A lot is made of supposedly complex Chinese systems of etiquette, but the reality is that in most situations there are very little surprises. When spending time with fellow students or conversing with locals, you don’t have to worry about making some horrible mistake that could lead to anyone taking offense. However, there are social situations where a little bit of etiquette is important, and knowing this will make you feel more at ease. Here are our top three tips on simple China etiquette that will find you favour in most Chinese social situations.
- Refusing to let you pay. Don’t be surprised when some Chinese friends will adamantly refuse to let you pay. This is their way of showing they are not greedy. If they absolutely insist on paying, let them, but you must learn to repay the favour another time by being even more insistent yourself. If this is difficult, you can always talk about sharing the bill in future.
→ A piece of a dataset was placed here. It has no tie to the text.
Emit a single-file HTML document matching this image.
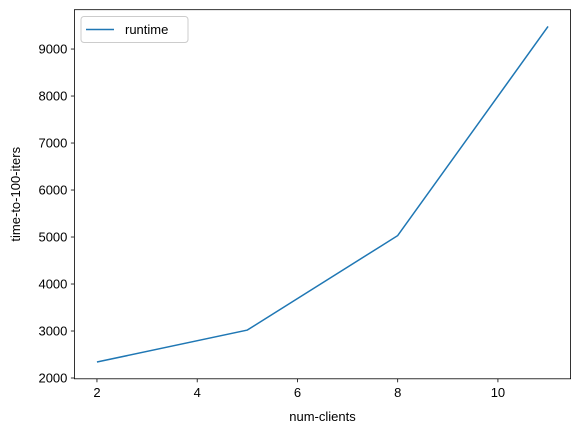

- Guanxi and Mianzi aren’t so important. Guanxi (relationships) and mianzi (face) are supposedly important within Chinese society. If you make contact with someone and they do you a favour, they will expect it to be repaid as an obligation. Also, showing your respect and appreciation is important so that you can both maintain face or respect. However, both of these concepts are most important in business, and not so much in your daily social interactions. Take your time to understand them with your friends, and then when it comes to business dealings in a few years you will be ready to enter this complicated world.
- Superstition. Perhaps the most important thing to know is that many Chinese people are quite superstitious, and much of the etiquette plays into this. For example, placing your chopsticks upright in a rice bowl can be seen as bad, because it can be reminiscent of the incense sticks that burn during funerals. However, don’t be afraid of making a mistake, because after all you are there to learn and truly friendly people will not have a problem. If you are worried about attending a specific dinner or meeting a new group of people, you can ask some of your local Global Language advisors to give you more specific tips.
Knowing some basic etiquette helps to make things easier when making new friends or attending functions in China, but in reality the universal concepts of being polite and respectful will see you through in most cases.